How much truthiness is required? And I use the word truthiness with more seriousness than I would think here, but it’s because for some applications, I have actually had this CTO of the company say, “Oh, the data actually doesn’t have to be right for this. “No, I will sign some paper that says for here “if the data is wrong, it is totally fine, “we do not guarantee to our customers “that the data is right at all, “this just something to put on the screen “to make them happy, even though it could be wrong.” Now that’s fairly rare, but it happens sometimes. So what you want to know is, for this application, how important is it that the data is correct, because we have a lot of applications and we can’t just generally go changing the isolation levels on all of them, we want to work with the most critical ones first.

We also want to know when the data’s modified and is it read while it’s modified. Some applications only have modifications done in a window when nobody’s reading the data. Those are fewer and fewer. Used to, that used to be more common when people didn’t access websites 24 hours a day, but we do still have some of those applications. And all the problems that I’ve been showing you have to do with data that’s being modified while it’s being read. So some apps you can rule out, just ‘cause they aren’t going to have the problems. They are fewer and fewer.

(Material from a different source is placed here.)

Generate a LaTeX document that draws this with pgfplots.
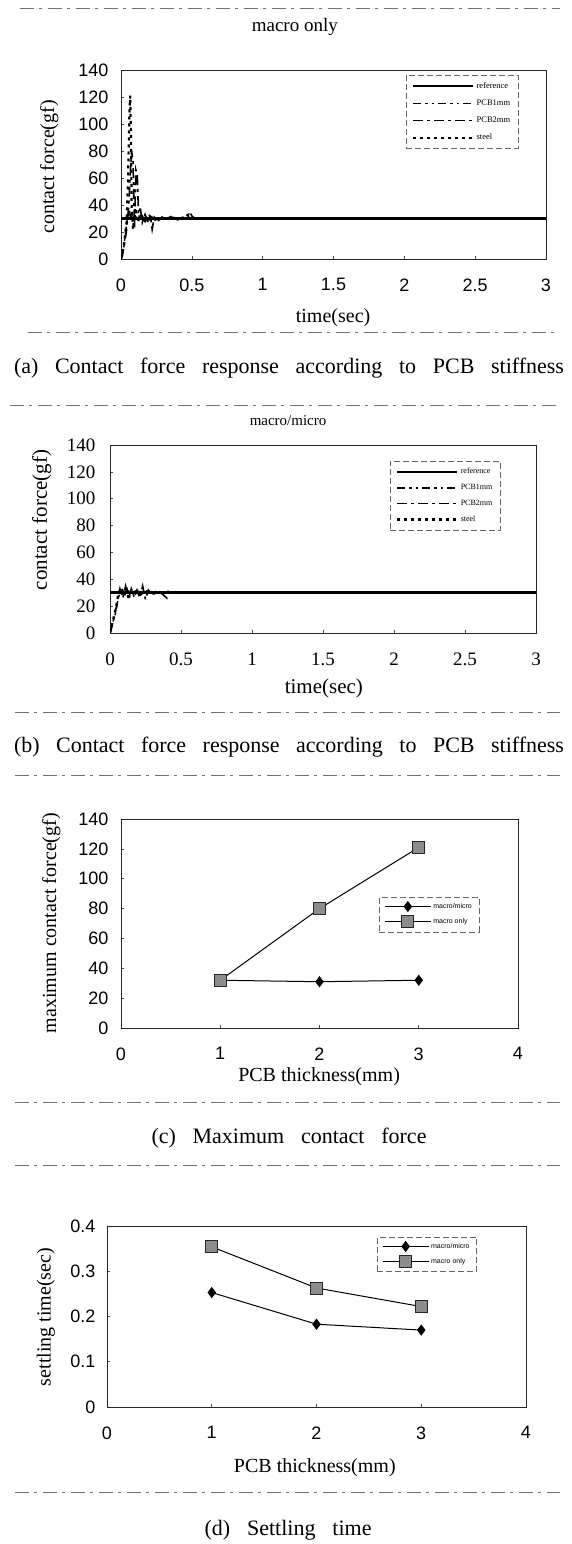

And then research. What isolation levels are you currently using? This can take some digging around because, there may be a lot of NOLOCK hints in there. You may be using a lot a read uncommitted. There may be apps that are using serializable and it wasn’t clear to you. You can find this in the dynamic management views of the database, looking at connections. It’s a little tricky, because I can see: what is the connection setting its isolation level to– but of course we can use hints in our code. I can set my isolation level when I access specific tables using hints, so I have to look at multiple levels, look in the code itself often to figure out what isolation levels I’m currently using. Then, it’s time to prioritize.

Okay, if I’m using read committed, and I’m using read uncommitted and we’ve never thought about this before, we’re going to look at our most critical application, we’re going to figure out our data modification patterns and we’re going to start planning a change to figure out how to make sure that we are getting correct data to our users.